[A block of data]
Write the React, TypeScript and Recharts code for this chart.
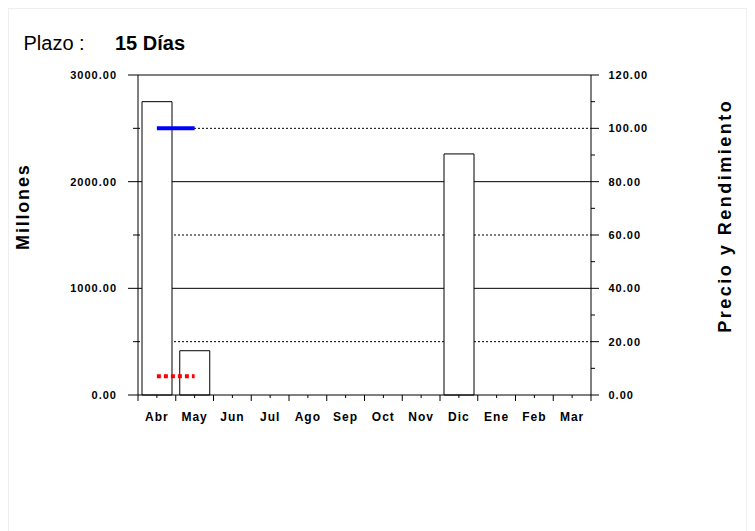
import React from 'react';
import { ComposedChart, Bar, Line, XAxis, YAxis, CartesianGrid } from 'recharts';

const months = ['Abr', 'May', 'Jun', 'Jul', 'Ago', 'Sep', 'Oct', 'Nov', 'Dic', 'Ene', 'Feb', 'Mar'];
const montos: (number | null)[] = [2750, 415, null, null, null, null, null, null, 2260, null, null, null];
const precio: (number | null)[] = [100, 100, null, null, null, null, null, null, null, null, null, null];
const rendimiento: (number | null)[] = [7, 7, null, null, null, null, null, null, null, null, null, null];

const leftTicks = [0, 500, 1000, 1500, 2000, 2500, 3000];
const leftLabeled = [0, 1000, 2000, 3000];
const rightTicks = [0, 10, 20, 30, 40, 50, 60, 70, 80, 90, 100, 110, 120];
const rightLabeled = [0, 20, 40, 60, 80, 100, 120];
const gridSolid = [40, 80, 120];
const gridDotted = [20, 60, 100];

const data = months.map((m, i) => ({
  mes: m,
  monto: montos[i],
  precio: precio[i],
  rendimiento: rendimiento[i],
}));

const CHART_W = 737;
const CHART_H = 521;
const LEFT_W = 129;
const RIGHT_W = 155;
const BAND = (CHART_W - LEFT_W - RIGHT_W) / months.length;

const FONT = '"Liberation Sans", Arial, Helvetica, sans-serif';
const tickTextStyle: React.CSSProperties = {
  fontFamily: FONT,
  fontSize: 11,
  fontWeight: 'bold',
  letterSpacing: 1,
};

const XTick = (props: any) => {
  const { x, y, payload, index } = props;
  const half = BAND / 2;
  return (
    <g>
      <line x1={x} x2={x} y1={y} y2={y + 3} stroke="#000" />
      <line x1={x - half} x2={x - half} y1={y} y2={y + 6} stroke="#000" />
      {index === months.length - 1 && (
        <line x1={x + half} x2={x + half} y1={y} y2={y + 6} stroke="#000" />
      )}
      <text x={x} y={y + 25.5} textAnchor="middle" fill="#000" style={{ ...tickTextStyle, fontSize: 12 }}>
        {payload.value}
      </text>
    </g>
  );
};

const LeftTick = (props: any) => {
  const { x, y, payload } = props;
  const major = leftLabeled.includes(payload.value);
  return (
    <g>
      <line x1={x - (major ? 10 : 5)} x2={x} y1={y} y2={y} stroke="#000" />
      {major && (
        <text x={x - 21} y={y + 4} textAnchor="end" fill="#000" style={tickTextStyle}>
          {payload.value.toFixed(2)}
        </text>
      )}
    </g>
  );
};

const RightTick = (props: any) => {
  const { x, y, payload } = props;
  const major = rightLabeled.includes(payload.value);
  return (
    <g>
      <line x1={x} x2={x + (major ? 8 : 4)} y1={y} y2={y} stroke="#000" />
      {major && (
        <text x={x + 17.5} y={y + 4} textAnchor="start" fill="#000" style={tickTextStyle}>
          {payload.value.toFixed(2)}
        </text>
      )}
    </g>
  );
};

export default function App() {
  return (
    <div
      style={{
        position: 'relative',
        width: 739,
        height: 530,
        border: '1px solid #efefef',
        boxSizing: 'border-box',
        background: '#fff',
      }}
    >
      <ComposedChart
        width={CHART_W}
        height={CHART_H}
        data={data}
        margin={{ top: 66, right: 0, bottom: 105, left: 0 }}
        barSize={30}
      >
        <CartesianGrid
          yAxisId="right"
          vertical={false}
          horizontalValues={gridSolid}
          stroke="#000"
          strokeWidth={1}
        />
        <CartesianGrid
          yAxisId="right"
          vertical={false}
          horizontalValues={gridDotted}
          stroke="#000"
          strokeWidth={1}
          strokeDasharray="2 2"
        />
        <XAxis
          dataKey="mes"
          interval={0}
          tickSize={0}
          tickMargin={0}
          tick={<XTick />}
          axisLine={{ stroke: '#000' }}
          tickLine={false}
          height={30}
        />
        <YAxis
          yAxisId="left"
          orientation="left"
          width={LEFT_W}
          domain={[0, 3000]}
          ticks={leftTicks}
          interval={0}
          tickSize={0}
          tickMargin={0}
          tick={<LeftTick />}
          tickLine={false}
          axisLine={{ stroke: '#000' }}
        />
        <YAxis
          yAxisId="right"
          orientation="right"
          width={RIGHT_W}
          domain={[0, 120]}
          ticks={rightTicks}
          interval={0}
          tickSize={0}
          tickMargin={0}
          tick={<RightTick />}
          tickLine={false}
          axisLine={{ stroke: '#000' }}
        />
        <Bar yAxisId="left" dataKey="monto" fill="#fff" stroke="#000" strokeWidth={1} isAnimationActive={false} />
        <Line
          yAxisId="right"
          dataKey="precio"
          stroke="#0000ff"
          strokeWidth={4}
          dot={false}
          activeDot={false}
          isAnimationActive={false}
        />
        <Line
          yAxisId="right"
          dataKey="rendimiento"
          stroke="#ff0000"
          strokeWidth={4}
          strokeDasharray="4 3"
          dot={false}
          activeDot={false}
          isAnimationActive={false}
        />
      </ComposedChart>
      <svg
        width={CHART_W}
        height={CHART_H}
        style={{ position: 'absolute', left: 0, top: 0, pointerEvents: 'none' }}
      >
        <text x={14.5} y={40.5} fill="#000" style={{ fontFamily: FONT, fontSize: 20 }}>
          Plazo :
        </text>
        <text x={106} y={40.5} fill="#000" style={{ fontFamily: FONT, fontSize: 20, fontWeight: 'bold' }}>
          15 Días
        </text>
        <text
          x={14.5}
          y={197.7}
          transform="rotate(-90 14.5 197.7)"
          textAnchor="middle"
          dominantBaseline="central"
          fill="#000"
          style={{ fontFamily: FONT, fontSize: 18, fontWeight: 'bold', letterSpacing: 1.8 }}
        >
          Millones
        </text>
        <text
          x={716}
          y={206.8}
          transform="rotate(-90 716 206.8)"
          textAnchor="middle"
          dominantBaseline="central"
          fill="#000"
          style={{ fontFamily: FONT, fontSize: 18, fontWeight: 'bold', letterSpacing: 2.5 }}
        >
          Precio y Rendimiento
        </text>
      </svg>
    </div>
  );
}
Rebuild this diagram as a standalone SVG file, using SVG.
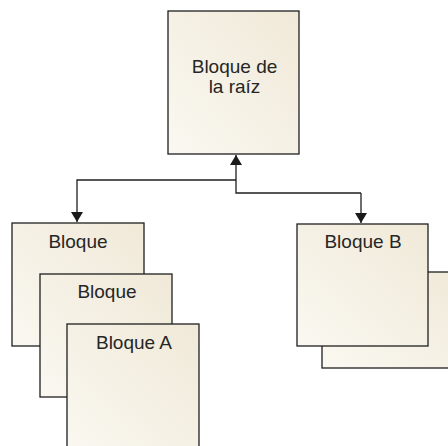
<svg xmlns="http://www.w3.org/2000/svg" width="448" height="446" viewBox="0 0 448 446">
  <defs>
    <linearGradient id="cream" x1="0" y1="1" x2="1" y2="0">
      <stop offset="0" stop-color="#faf8f1"/>
      <stop offset="1" stop-color="#f0e9d8"/>
    </linearGradient>
    <marker id="arrow" viewBox="0 0 10 12" refX="10" refY="6" markerWidth="10" markerHeight="12" markerUnits="userSpaceOnUse" orient="auto">
      <path d="M0,0 L10,6 L0,12 z" fill="#1a1a1a"/>
    </marker>
    <style>
      .box { fill: url(#cream); stroke: #1f1f1f; stroke-width: 1.3; }
      .wire { fill: none; stroke: #1f1f1f; stroke-width: 1.3; }
      .label { font-family: "Liberation Sans", Arial, sans-serif; font-size: 19px; fill: #262626; text-anchor: middle; }
    </style>
  </defs>
  <rect width="448" height="446" fill="#ffffff"/>

  <g id="connectors">
    <path class="wire" d="M236,180 H77 V222" marker-end="url(#arrow)"/>
    <path class="wire" d="M361,193 H236 V155" marker-end="url(#arrow)"/>
    <path class="wire" d="M361,193 V223" marker-end="url(#arrow)"/>
  </g>

  <g id="root">
    <rect class="box" x="168" y="11" width="131" height="143"/>
    <text class="label" x="234.5" y="72.5">Bloque de</text>
    <text class="label" x="234.5" y="92.5">la raíz</text>
  </g>

  <g id="bloque-1">
    <rect class="box" x="12" y="223" width="132" height="123"/>
    <text class="label" x="78" y="247.5">Bloque</text>
  </g>
  <g id="bloque-2">
    <rect class="box" x="40" y="274" width="132" height="123"/>
    <text class="label" x="107" y="298">Bloque</text>
  </g>
  <g id="bloque-a">
    <rect class="box" x="67" y="324" width="132" height="130"/>
    <text class="label" x="134" y="349">Bloque A</text>
  </g>

  <g id="bloque-b-back">
    <rect class="box" x="322" y="272" width="140" height="96"/>
  </g>
  <g id="bloque-b">
    <rect class="box" x="297" y="224" width="131" height="122"/>
    <text class="label" x="363" y="247.5">Bloque B</text>
  </g>
</svg>
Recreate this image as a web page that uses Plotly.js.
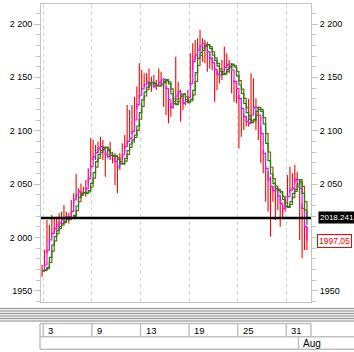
<!DOCTYPE html>
<html>
<head>
<meta charset="utf-8">
<script src="https://cdn.plot.ly/plotly-3.0.1.min.js"></script>
<style>html,body{margin:0;padding:0;background:#fff;}#chart{width:354px;height:352px;}</style>
</head>
<body>
<div id="chart"></div>
<script>
// ---- data ----
const highs = [1974.1,1988.1,2016.3,2011.6,2020.9,2017.8,2019.4,2022.5,2024.1,2030.3,
2024.1,2022.5,2035.0,2041.3,2059.4,2045.9,2050.6,2047.5,2053.8,2064.7,
2092.8,2091.3,2086.6,2089.7,2094.4,2091.3,2083.4,2085.0,2089.7,2080.3,
2078.8,2075.6,2078.8,2088.1,2095.9,2124.1,2119.4,2124.1,2131.9,2141.3,
2163.1,2156.9,2153.8,2153.8,2158.4,2150.6,2152.2,2147.5,2158.4,2155.3,
2149.1,2141.3,2130.3,2125.6,2135.0,2169.4,2145.9,2138.1,2133.4,2135.0,
2138.1,2172.5,2181.9,2185.0,2186.6,2194.4,2186.6,2185.0,2183.4,2174.1,
2169.4,2160.0,2156.9,2156.9,2166.3,2178.8,2172.5,2166.3,2163.1,2147.5,
2141.3,2133.4,2122.5,2116.3,2113.1,2130.0,2153.8,2149.1,2130.3,2116.3,
2103.8,2081.9,2066.3,2061.6,2056.9,2047.5,2049.1,2047.5,2039.7,2030.3,
2038.1,2058.4,2066.3,2060.0,2067.8,2061.6,2047.5,2031.9,2016.3,2010.0];
const lows = [1963.1,1970.9,1985.0,1991.3,2000.6,2003.8,2006.9,2008.4,2013.1,2014.7,
2016.3,2013.1,2019.4,2028.8,2035.0,2038.1,2036.6,2039.7,2038.1,2049.1,
2066.3,2072.5,2072.5,2078.8,2080.3,2072.5,2056.9,2074.1,2072.5,2069.4,
2049.1,2041.3,2063.1,2072.5,2080.3,2086.0,2090.0,2097.0,2106.9,2120.9,
2130.0,2138.1,2141.3,2142.8,2139.7,2136.6,2139.7,2138.1,2142.8,2144.4,
2122.5,2114.7,2106.9,2113.1,2120.9,2128.8,2128.8,2108.4,2119.4,2124.1,
2125.6,2141.3,2156.9,2166.3,2166.3,2174.1,2164.7,2163.1,2155.3,2158.4,
2156.9,2127.2,2138.1,2144.4,2147.5,2156.9,2158.4,2153.8,2135.0,2127.2,
2125.6,2083.4,2094.4,2100.6,2103.8,2104.0,2110.0,2118.0,2100.6,2091.3,
2069.4,2060.0,2033.4,2024.1,2000.6,2033.4,2016.3,2025.6,2010.0,2017.8,
2024.1,2036.0,2042.0,2044.0,2050.6,2047.5,1997.5,1980.3,1988.1,1988.1];
// magenta line
const closeLine = [1969.4,1974.1,1988.1,1997.5,2003.8,2008.4,2011.6,2013.8,2016.3,2018.8,
2019.4,2016.9,2024.1,2035.0,2039.7,2042.8,2040.6,2041.9,2045.9,2055.3,
2066.3,2075.6,2079.4,2083.4,2085.0,2084.1,2078.1,2075.6,2076.9,2075.6,
2070.9,2066.3,2070.9,2077.2,2085.0,2089.7,2092.8,2099.1,2110.0,2124.1,
2133.4,2139.1,2142.8,2145.6,2145.0,2142.8,2141.3,2142.5,2145.0,2147.5,
2148.1,2139.7,2128.8,2121.9,2127.2,2132.5,2136.6,2132.5,2125.6,2127.2,
2131.3,2144.4,2164.7,2170.9,2175.6,2179.4,2181.3,2180.0,2174.1,2167.8,
2163.8,2157.5,2153.1,2152.2,2155.3,2159.4,2162.2,2162.5,2156.9,2145.9,
2139.7,2130.3,2120.9,2113.1,2108.4,2106.9,2114.7,2121.9,2121.9,2114.7,
2097.5,2078.8,2064.7,2053.8,2047.5,2043.8,2044.4,2038.8,2031.9,2027.2,
2028.8,2038.1,2044.4,2045.9,2054.4,2053.8,2045.9,2027.2,2010.0,1997.05];
// green line
const maFast = [1968.8,1969.4,1971.9,1981.3,1992.8,2000.6,2006.3,2010.0,2012.8,2015.0,
2017.5,2019.1,2018.1,2020.6,2029.4,2037.5,2041.3,2041.9,2041.3,2043.8,
2050.6,2060.6,2070.9,2077.5,2081.3,2084.4,2084.4,2081.3,2076.9,2076.3,
2076.3,2073.1,2068.8,2068.8,2074.1,2081.3,2087.5,2091.3,2095.9,2104.4,
2116.9,2128.8,2136.3,2140.9,2144.4,2145.3,2143.8,2141.9,2141.9,2143.8,
2146.3,2147.8,2143.8,2134.4,2125.3,2124.4,2130.0,2134.4,2134.4,2129.1,
2126.3,2129.4,2137.8,2154.4,2167.8,2173.1,2177.5,2180.3,2180.6,2176.9,
2170.9,2165.6,2160.6,2155.3,2152.5,2153.8,2157.5,2160.6,2162.5,2159.7,
2151.3,2142.8,2135.0,2125.6,2116.9,2110.6,2107.5,2110.6,2118.1,2121.9,
2118.1,2106.3,2088.1,2071.9,2059.4,2050.6,2045.6,2044.1,2041.6,2035.3,
2029.4,2028.1,2033.4,2041.3,2045.0,2050.0,2054.1,2041.3,2025.6,2011.6];
// brown line
const maSlow = [1968.4,1969.1,1970.6,1976.6,1987.0,1996.7,2003.4,2008.1,2011.4,2013.9,
2016.3,2018.3,2018.6,2019.4,2025.0,2033.5,2039.4,2041.6,2041.6,2042.5,
2047.2,2055.6,2065.8,2074.2,2079.4,2082.8,2084.4,2082.8,2079.1,2076.6,
2076.3,2074.7,2070.9,2068.8,2071.4,2077.7,2084.4,2089.4,2093.6,2100.2,
2110.7,2122.8,2132.5,2138.6,2142.7,2144.9,2144.5,2142.8,2141.9,2142.8,
2145.0,2147.0,2145.8,2139.1,2129.9,2124.9,2127.2,2132.2,2134.4,2131.8,
2127.7,2127.8,2133.6,2146.1,2161.1,2170.5,2175.3,2178.9,2180.5,2178.8,
2173.9,2168.3,2163.1,2158.0,2153.9,2153.1,2155.6,2159.1,2161.6,2161.1,
2155.5,2147.0,2138.9,2130.3,2121.3,2113.8,2109.1,2109.1,2114.4,2120.0,
2120.0,2112.2,2097.2,2080.0,2065.7,2055.0,2048.1,2044.9,2042.9,2038.5,
2032.4,2028.8,2030.8,2037.3,2043.1,2047.5,2052.1,2047.7,2033.4,2018.6];

const yTickVals = [1950, 2000, 2050, 2100, 2150, 2200];
const yTickText = ['1950', '2 000', '2 050', '2 100', '2 150', '2 200'];
// right-hand scale: the 2 000 label sits under the last-value box
const yTickValsRight = [1950, 2050, 2100, 2150, 2200];
const yTickTextRight = ['1950', '2 050', '2 100', '2 150', '2 200'];
const dayLabels = ['3', '9', '13', '19', '25', '31'];
const dayFirstBar = [1, 21, 41, 61, 81, 101];
const monthLabel = 'Aug';
const monthFirstBar = 106;
const refLevel = 2018.241;

// ---- build traces ----
const idx = closeLine.map((_, i) => i);
const segX = [], segY = [];
for (let i = 0; i < highs.length; i++) {
  segX.push(i, i, null);
  segY.push(lows[i], highs[i], null);
}
const traces = [
  {x: segX, y: segY, type: 'scatter', mode: 'lines', line: {color: '#ff0000', width: 1.1}, hoverinfo: 'skip'},
  {x: idx, y: closeLine, type: 'scatter', mode: 'lines', line: {color: '#ff00ff', width: 1.2, shape: 'hv'}, hoverinfo: 'skip'},
  {x: idx, y: maSlow, type: 'scatter', mode: 'lines', line: {color: '#8f5a12', width: 1.2, shape: 'hv'}, hoverinfo: 'skip'},
  {x: idx, y: maFast, type: 'scatter', mode: 'lines', line: {color: '#0a8a0a', width: 1.2, shape: 'hv'}, hoverinfo: 'skip'},
  {x: idx, y: closeLine, yaxis: 'y2', type: 'scatter', mode: 'lines', line: {width: 0, color: 'rgba(0,0,0,0)'}, hoverinfo: 'skip'}
];

// ---- layout helpers (pixel -> paper) ----
const L = 41, R = 43, T = 4, B = 2, W = 354, H = 352;
const pw = W - L - R, ph = H - T - B;
const pxX = px => (px - L) / pw;
const pxY = py => (H - B - py) / ph;
const yRange = [1939.4, 2218.75];
const xRange = [-0.45, 110.67];
const axisGray = '#c4c4c4';
const boxGray = '#c0c0c0';

const shapes = [];
shapes.push({type: 'line', xref: 'paper', yref: 'y', x0: 0, x1: 1, y0: refLevel, y1: refLevel,
  line: {color: '#000', width: 2.5}});
shapes.push({type: 'rect', xref: 'paper', yref: 'paper', x0: pxX(0), x1: pxX(W), y0: pxY(322), y1: pxY(307.5),
  fillcolor: '#e8e8e8', line: {width: 0}});
[308.5, 311, 313.5, 316, 318.5, 321].forEach(py => shapes.push({type: 'line', xref: 'paper', yref: 'paper',
  x0: pxX(0), x1: pxX(W), y0: pxY(py), y1: pxY(py), line: {color: '#9a9a9a', width: 1.1}}));
const hl = (x0, x1, py) => ({type: 'line', xref: 'paper', yref: 'paper', x0: pxX(x0), x1: pxX(x1), y0: pxY(py), y1: pxY(py), line: {color: boxGray, width: 1.5}});
const vlPx = (px, p0, p1) => ({type: 'line', xref: 'paper', yref: 'paper', x0: pxX(px), x1: pxX(px), y0: pxY(p0), y1: pxY(p1), line: {color: boxGray, width: 1.5}});
shapes.push(hl(40, 311, 323.5));
shapes.push(hl(40, W, 336.7));
shapes.push(hl(40, W, 349.3));
shapes.push(vlPx(40, 323.5, 349.3));
shapes.push(vlPx(311, 323.5, 336.7));
dayFirstBar.forEach(b => shapes.push({type: 'line', xref: 'x', yref: 'paper', x0: b - 0.5, x1: b - 0.5,
  y0: pxY(323.5), y1: pxY(336.7), line: {color: boxGray, width: 1.5}}));
shapes.push({type: 'line', xref: 'x', yref: 'paper', x0: monthFirstBar - 0.5, x1: monthFirstBar - 0.5,
  y0: pxY(336.7), y1: pxY(349.3), line: {color: boxGray, width: 1.5}});

const annotations = [];
dayLabels.forEach((t, k) => annotations.push({xref: 'x', yref: 'paper', x: dayFirstBar[k] - 0.5, y: pxY(330),
  xanchor: 'left', yanchor: 'middle', xshift: 3, text: t, showarrow: false, font: {size: 9.5, color: '#000'}}));
annotations.push({xref: 'x', yref: 'paper', x: monthFirstBar - 0.5, y: pxY(343), xanchor: 'left', yanchor: 'middle',
  xshift: 3, text: monthLabel, showarrow: false, font: {size: 10, color: '#000'}});
annotations.push({xref: 'paper', yref: 'y', x: pxX(318), y: refLevel, xanchor: 'left', yanchor: 'middle',
  text: refLevel.toFixed(3), showarrow: false, bgcolor: '#000', borderpad: 1, font: {size: 8, color: '#fff'}});
const last = closeLine[closeLine.length - 1];
annotations.push({xref: 'paper', yref: 'y', x: pxX(317), y: last, xanchor: 'left', yanchor: 'middle',
  text: last.toFixed(2).replace('.', ','), showarrow: false, bgcolor: '#fff', bordercolor: '#ff0000',
  borderwidth: 1, borderpad: 1, font: {size: 8.5, color: '#ff0000'}});

const yCommon = {
  range: yRange, ticks: 'outside', ticklen: 6, tickwidth: 1,
  tickcolor: axisGray, showline: true, linecolor: axisGray, linewidth: 1, showgrid: false, zeroline: false,
  minor: {dtick: 10, tick0: 0, ticks: 'outside', ticklen: 4, tickwidth: 1, tickcolor: axisGray, showgrid: false},
  tickfont: {size: 9, color: '#000'}, fixedrange: true
};

const layout = {
  width: W, height: H, margin: {l: L, r: R, t: T, b: B}, showlegend: false,
  paper_bgcolor: '#fff', plot_bgcolor: '#fff',
  font: {family: 'Liberation Sans, Arial, sans-serif', size: 9, color: '#000'},
  xaxis: {range: xRange, domain: [0, 1], anchor: 'y', tickvals: dayFirstBar.map(b => b - 0.5),
    showticklabels: false, ticks: '', showgrid: true, gridcolor: '#d8d8d8', griddash: '4px,3px', gridwidth: 1,
    showline: true, mirror: true, linecolor: axisGray, linewidth: 1, zeroline: false, fixedrange: true},
  yaxis: Object.assign({}, yCommon, {domain: [pxY(302), 1], side: 'left', anchor: 'x',
    tickvals: yTickVals, ticktext: yTickText}),
  yaxis2: Object.assign({}, yCommon, {overlaying: 'y', side: 'right', anchor: 'x',
    tickvals: yTickValsRight, ticktext: yTickTextRight,
    minor: Object.assign({}, yCommon.minor)}),
  shapes: shapes, annotations: annotations
};

Plotly.newPlot('chart', traces, layout, {staticPlot: true, displayModeBar: false});
</script>
</body>
</html>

**Exercise**
Pull out all lines containing the word "this" from the entries above.

**Expected output**
Write the React, TypeScript and Recharts code for this chart.
Rebuild this diagram as a standalone SVG file, using SVG.
Recreate this image as a web page that uses Plotly.js.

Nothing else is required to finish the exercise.